Ailsa Sheldon samples the tasting menu at chef Stuart Ralston’s second opening of the year and his most ambitious project yet – Lyla

Tasting menus are divisive. If you prefer a relaxed menu and generously loaded plate, the idea of a procession of tiny morsels tweezed into perfection is a nightmare – and one you might wake hungry from. In Scotland tasting menus have been democratised by the budget-friendly Six by Nico restaurants, and eschewed by big hitters like The Little Chartroom, The Kinneuchar Inn and The Palmerston in favour of classic three-course menus. But love them or hate them, for a chef to really flex their skills, you can’t top a tasting menu. 
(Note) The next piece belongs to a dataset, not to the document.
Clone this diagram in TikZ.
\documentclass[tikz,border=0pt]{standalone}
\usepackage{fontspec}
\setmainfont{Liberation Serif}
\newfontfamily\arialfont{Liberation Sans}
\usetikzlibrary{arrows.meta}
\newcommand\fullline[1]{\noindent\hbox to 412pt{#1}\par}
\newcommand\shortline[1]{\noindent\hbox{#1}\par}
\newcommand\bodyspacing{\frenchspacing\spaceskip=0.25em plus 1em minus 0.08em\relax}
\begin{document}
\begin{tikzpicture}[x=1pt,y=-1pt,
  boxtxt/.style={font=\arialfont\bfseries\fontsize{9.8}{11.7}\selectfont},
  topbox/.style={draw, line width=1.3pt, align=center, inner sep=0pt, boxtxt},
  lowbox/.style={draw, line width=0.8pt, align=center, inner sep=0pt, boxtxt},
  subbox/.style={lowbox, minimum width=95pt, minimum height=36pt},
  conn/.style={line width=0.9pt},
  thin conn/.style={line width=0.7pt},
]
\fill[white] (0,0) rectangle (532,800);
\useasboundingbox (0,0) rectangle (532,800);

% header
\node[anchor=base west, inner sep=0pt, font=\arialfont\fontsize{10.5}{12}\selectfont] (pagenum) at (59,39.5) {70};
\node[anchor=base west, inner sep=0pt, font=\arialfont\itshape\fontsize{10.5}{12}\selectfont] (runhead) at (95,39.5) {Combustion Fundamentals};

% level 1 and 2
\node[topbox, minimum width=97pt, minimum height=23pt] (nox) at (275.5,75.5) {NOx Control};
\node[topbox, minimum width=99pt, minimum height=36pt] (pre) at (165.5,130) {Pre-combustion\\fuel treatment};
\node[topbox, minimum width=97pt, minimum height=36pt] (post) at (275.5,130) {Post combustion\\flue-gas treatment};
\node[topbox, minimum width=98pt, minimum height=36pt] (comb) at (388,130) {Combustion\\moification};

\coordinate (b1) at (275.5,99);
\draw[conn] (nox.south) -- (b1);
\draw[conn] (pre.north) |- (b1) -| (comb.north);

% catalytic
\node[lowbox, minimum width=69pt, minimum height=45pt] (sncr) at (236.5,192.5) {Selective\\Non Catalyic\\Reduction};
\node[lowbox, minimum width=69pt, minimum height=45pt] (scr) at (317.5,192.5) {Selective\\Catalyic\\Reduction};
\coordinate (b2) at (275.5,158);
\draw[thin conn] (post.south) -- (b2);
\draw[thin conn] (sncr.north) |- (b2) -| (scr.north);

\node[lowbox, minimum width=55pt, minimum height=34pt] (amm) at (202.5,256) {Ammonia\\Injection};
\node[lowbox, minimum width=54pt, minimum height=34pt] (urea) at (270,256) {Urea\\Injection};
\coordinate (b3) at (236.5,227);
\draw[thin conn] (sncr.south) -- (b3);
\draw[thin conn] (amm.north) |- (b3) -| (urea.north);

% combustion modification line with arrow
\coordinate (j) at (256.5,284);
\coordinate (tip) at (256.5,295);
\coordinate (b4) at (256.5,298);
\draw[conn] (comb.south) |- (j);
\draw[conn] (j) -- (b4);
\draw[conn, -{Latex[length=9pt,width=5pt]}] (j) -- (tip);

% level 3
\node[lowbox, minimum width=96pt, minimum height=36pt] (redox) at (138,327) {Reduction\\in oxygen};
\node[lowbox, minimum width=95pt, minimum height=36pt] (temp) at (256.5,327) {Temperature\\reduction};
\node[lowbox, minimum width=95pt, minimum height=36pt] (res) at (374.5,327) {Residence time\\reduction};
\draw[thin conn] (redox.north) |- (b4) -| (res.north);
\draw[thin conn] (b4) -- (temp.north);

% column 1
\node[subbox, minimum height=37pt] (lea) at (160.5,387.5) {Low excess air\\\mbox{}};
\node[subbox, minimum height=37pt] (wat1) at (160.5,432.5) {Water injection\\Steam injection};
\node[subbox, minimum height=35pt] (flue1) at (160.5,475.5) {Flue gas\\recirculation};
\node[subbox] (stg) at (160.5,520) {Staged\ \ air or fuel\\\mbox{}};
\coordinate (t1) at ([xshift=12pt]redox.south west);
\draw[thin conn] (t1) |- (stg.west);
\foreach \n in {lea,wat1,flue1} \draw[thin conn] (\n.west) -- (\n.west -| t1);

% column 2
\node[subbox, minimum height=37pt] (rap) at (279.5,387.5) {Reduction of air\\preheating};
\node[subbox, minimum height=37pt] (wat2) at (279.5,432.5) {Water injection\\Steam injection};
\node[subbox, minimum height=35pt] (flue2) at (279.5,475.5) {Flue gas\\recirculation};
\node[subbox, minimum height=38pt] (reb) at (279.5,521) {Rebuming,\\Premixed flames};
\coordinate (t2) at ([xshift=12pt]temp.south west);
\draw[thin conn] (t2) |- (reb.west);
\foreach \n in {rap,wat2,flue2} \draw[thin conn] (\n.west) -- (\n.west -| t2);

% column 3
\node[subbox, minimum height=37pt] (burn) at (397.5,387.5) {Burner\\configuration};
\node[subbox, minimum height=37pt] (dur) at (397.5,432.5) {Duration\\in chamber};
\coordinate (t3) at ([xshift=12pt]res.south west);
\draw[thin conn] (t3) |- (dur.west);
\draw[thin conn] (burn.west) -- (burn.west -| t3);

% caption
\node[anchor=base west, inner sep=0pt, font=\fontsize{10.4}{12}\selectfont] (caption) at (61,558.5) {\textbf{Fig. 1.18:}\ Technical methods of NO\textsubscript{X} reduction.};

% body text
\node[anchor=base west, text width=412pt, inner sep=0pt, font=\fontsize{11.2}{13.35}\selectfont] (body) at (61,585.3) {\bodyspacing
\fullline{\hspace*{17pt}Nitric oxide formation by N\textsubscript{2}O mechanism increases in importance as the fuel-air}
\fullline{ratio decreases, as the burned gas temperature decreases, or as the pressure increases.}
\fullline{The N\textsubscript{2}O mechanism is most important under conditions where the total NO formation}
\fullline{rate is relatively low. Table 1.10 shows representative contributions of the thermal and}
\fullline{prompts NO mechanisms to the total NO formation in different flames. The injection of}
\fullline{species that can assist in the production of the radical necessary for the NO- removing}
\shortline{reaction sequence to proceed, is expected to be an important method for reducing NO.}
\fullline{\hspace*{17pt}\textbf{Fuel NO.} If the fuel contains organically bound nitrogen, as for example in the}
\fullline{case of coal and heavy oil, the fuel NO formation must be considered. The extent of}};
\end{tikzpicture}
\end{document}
Lyla is Stuart Ralston’s fourth restaurant, his second opening of 2023, and the most ambitious. Over three snacks, 10 courses, plus petit fours, we see the real breadth and depth of Ralston’s talent. We’re never bored, and we definitely don’t leave hungry. 

Arriving at Lyla we’re met by a carved stone sign and a heavy closed door. It feels classic, permanent and a little intimidating. I’m almost expecting to be asked for a password, but a reservation will suffice. Taking seats at the first floor bar (for a better view of the snack preparation), I order a pickled samphire martini. It’s a smooth and saline sharpener, an ideal match for the introductory bites. 
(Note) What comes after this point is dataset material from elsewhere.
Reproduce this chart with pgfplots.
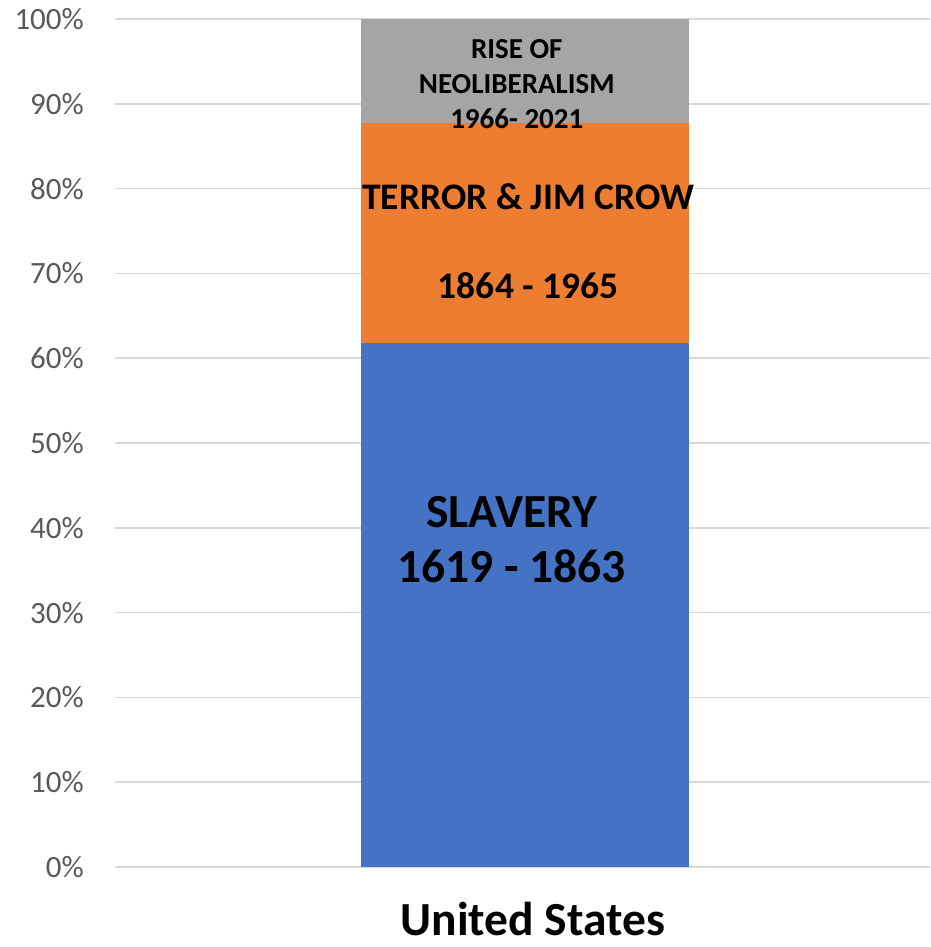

My favourite is a Pilot beer pastry case filled with juicy lobster and pickled kohlrabi, topped with popping balls of trout roe. I foolishly attempt to eat it in two bites, sending tiny orange balls flying – but otherwise it’s perfect. Stories of ingredients wind between courses, the roe is harvested while making the trout sashimi we eat later, both marinated in mirin and sake. The Japanese ingredients beloved by Ralston at Noto remain a keen influence at Lyla. Like the best Japanese cuisine, there’s a clean produce-lead approach with each ingredient playing a key role. 

The Herald:

No. 3 Royal Terrace was previously home to Michelin-starred 21212, run by the late, great Paul Kitching. It was Kitching’s wife Katie O’Brien who approached Ralston to take over this iconic restaurant space, a bittersweet privilege and hard act to follow. The newly renovated restaurant space is calm and considered: marble-esque wallpaper, dark grey curtains, the ubiquitous artful twigs in a vase, and, crucially, comfortable chairs for a long dining experience. The kitchen is open, and it looks pretty calm in there too despite the multi-course juggling act. 
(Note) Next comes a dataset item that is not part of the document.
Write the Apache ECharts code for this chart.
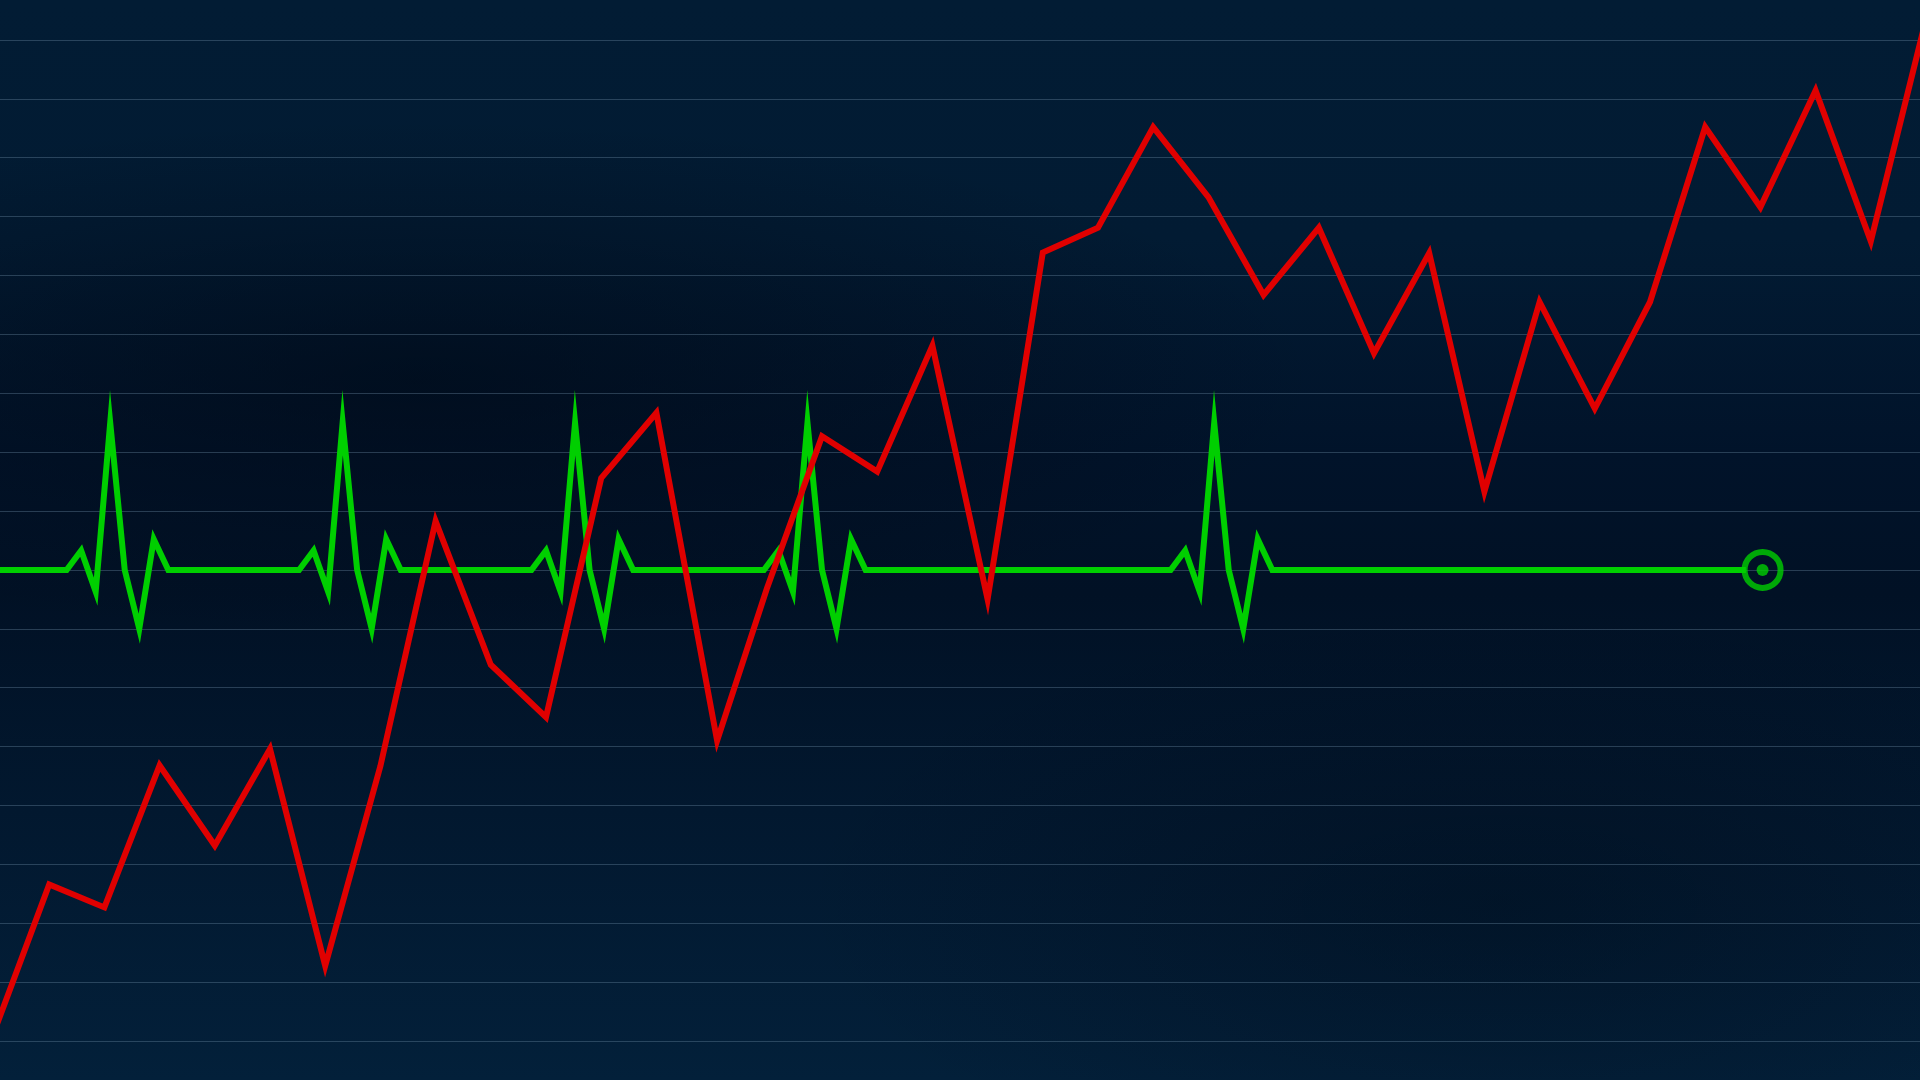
<!DOCTYPE html>
<html>
<head>
<meta charset="utf-8">
<script src="https://cdn.jsdelivr.net/npm/echarts@6/dist/echarts.min.js"></script>
<style>
  html, body { margin: 0; padding: 0; width: 1920px; height: 1080px; overflow: hidden; position: relative; }
  #bg {
    position: absolute; left: 0; top: 0; width: 1920px; height: 1080px;
    background:
      radial-gradient(ellipse 900px 260px at 420px 380px, rgba(0,8,20,0.55), rgba(0,8,20,0) 100%),
      radial-gradient(ellipse 700px 300px at 1500px 900px, rgba(0,8,20,0.35), rgba(0,8,20,0) 100%),
      linear-gradient(180deg, #021c34 0%, #021b33 22%, #01132a 42%, #011125 55%, #02182f 75%, #03203a 100%);
  }
  /* chart canvas extends slightly beyond the window so the lines run off every edge */
  #chart { position: absolute; left: -6px; top: -19px; width: 1932px; height: 1119px; }
</style>
</head>
<body>
<div id="bg"></div>
<div id="chart"></div>
<script>
// Red line: step positions and values
const redX = [0, 1, 2, 3, 4, 5, 6, 7, 8, 9,
              10, 11, 12, 13.1, 14, 15, 16, 17, 18, 19,
              20, 21, 22, 23, 24, 25, 26, 27, 28, 29,
              30, 31, 32, 33, 34, 35];
const redValues = [-7.85, -5.34, -5.73, -3.32, -4.68, -3.04, -6.72, -3.33, 0.83, -1.61,
                   -2.50, 1.56, 2.67, -2.90, -0.32, 2.27, 1.67, 3.81, -0.50, 5.39,
                   5.81, 7.52, 6.33, 4.67, 5.81, 3.68, 5.38, 1.33, 4.55, 2.74,
                   4.55, 7.52, 6.16, 8.14, 5.58, 9.35];

// Green heartbeat trace: vertex sample positions and values (baseline 0)
const greenX = [0,
  5, 6, 7, 8, 9, 10, 11, 12,
  21, 22, 23, 24, 25, 26, 27, 28,
  37, 38, 39, 40, 41, 42, 43, 44,
  53, 54, 55, 56, 57, 58, 59, 60,
  81, 82, 83, 84, 85, 86, 87, 88,
  120.6];
const greenY = [0,
  0, 0.33, -0.37, 2.5, 0, -1.0, 0.52, 0,
  0, 0.33, -0.37, 2.5, 0, -1.0, 0.52, 0,
  0, 0.33, -0.37, 2.5, 0, -1.0, 0.52, 0,
  0, 0.33, -0.37, 2.5, 0, -1.0, 0.52, 0,
  0, 0.33, -0.37, 2.5, 0, -1.0, 0.52, 0,
  0];
const markerX = [121.75];
const markerY = [0];

// Axis ranges
const yMin = -9, yMax = 10, yStep = 1;
const redXMax = 35;
const greenXMax = 133;

const GREEN = '#00cf00';
const RED = '#e00000';

const redData = redValues.map((v, i) => [redX[i], v]);
const greenData = greenX.map((x, i) => [x, greenY[i]]);
const markerData = markerX.map((x, i) => [x, markerY[i]]);

const chart = echarts.init(document.getElementById('chart'), null, { renderer: 'canvas' });
chart.setOption({
  backgroundColor: 'transparent',
  animation: false,
  grid: { left: 0, right: 0, top: 0, bottom: 0, containLabel: false },
  xAxis: [
    { type: 'value', min: 0, max: redXMax, show: false, splitLine: { show: false } },
    { type: 'value', min: 0, max: greenXMax, show: false, position: 'top', splitLine: { show: false } }
  ],
  yAxis: {
    type: 'value', min: yMin, max: yMax, interval: yStep,
    axisLine: { show: false }, axisTick: { show: false }, axisLabel: { show: false },
    splitLine: { show: true, lineStyle: { color: 'rgba(110,140,165,0.36)', width: 1 } }
  },
  series: [
    {
      type: 'line', xAxisIndex: 1, data: greenData, showSymbol: false, symbol: 'none',
      lineStyle: { color: GREEN, width: 6, join: 'miter', miterLimit: 60, cap: 'butt' },
      silent: true, z: 2
    },
    {
      type: 'line', xAxisIndex: 0, data: redData, showSymbol: false, symbol: 'none',
      lineStyle: { color: RED, width: 6, join: 'miter', miterLimit: 60, cap: 'butt' },
      silent: true, z: 3
    },
    {
      type: 'scatter', xAxisIndex: 1, data: markerData, symbol: 'circle', symbolSize: 36,
      itemStyle: { color: 'rgba(0,0,0,0)', borderColor: GREEN, borderWidth: 6 },
      silent: true, z: 4
    },
    {
      type: 'scatter', xAxisIndex: 1, data: markerData, symbol: 'circle', symbolSize: 12,
      itemStyle: { color: GREEN },
      silent: true, z: 4
    }
  ]
});
</script>
</body>
</html>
Lyla is seafood focussed and it’s the fish dishes that best demonstrate Ralston’s creativity and skill. Tender cured plaice is topped with radish ‘flowers’, an individual exmoor caviar pearl in every bud. Slivers of cured trout sashimi are delicately arranged on chawanmushi, a smooth and salty Japanese savoury custard, with marigold flowers, lemon peel and strips of nori. 

Wild halibut, poached in butter and served with Jerusalem artichoke and caviar makes my partner Euan go misty eyed and swear under his breath (we won’t be swapping jobs, but he sums it up pretty well). Halibut returns as a side of glorious crisp salty halibut cheeks, with a mighty scallop served with rich and glossy black bean XO sauce.  

The menu is often playful and interactive. A fat langoustine is wrapped in crisp pastry strands, dunked in burnt apple and sorrel ketchup and joyfully eaten with our hands. 

A twist on pumpkin soup hides pickled girolles and a smooth pumpkin puree under a spenwood cheese foam and a generous flurry of winter truffle. Bread gets its own beautifully butter-saturated course: a laminated savoury brioche with salted butter, plus a handmade wild garlic caper and koji butter. Some dishes are finished at the table, but thankfully with no billows of smoke or gimmicks.

Sommelier Stuart Skea was recently rated no. 4 in the UK by Sommelier Edit. His wine pairings make every dish taste even better –  no mean feat. A rich slate and apple riesling cuts through unctuous lobster, and a apricoty viognier proves a great match for truffle and pumpkin. Some wines are surprising hits: a Gewurztraminer that tastes of lychee and rose, a yeasty English fizz, and a sparkling pink Bugey Cerdon which Skea describes as, “cremola foam and jolly ranchers.” 

There are many wines I’d never think to order, but without exception Skea’s pairings add delicious new depths and dimensions. 

Ralston has just turned 40, with three Michelin-listed restaurants and a cookbook to his name and, judging by Lyla, no shortage of ambition. Behind every dish is years of experimentation and creativity, a brilliant hardworking team across the restaurant, and a passion for letting the best ingredients sing. The results are exceptional. Lyla is all in, cards on the table, shooting for the stars.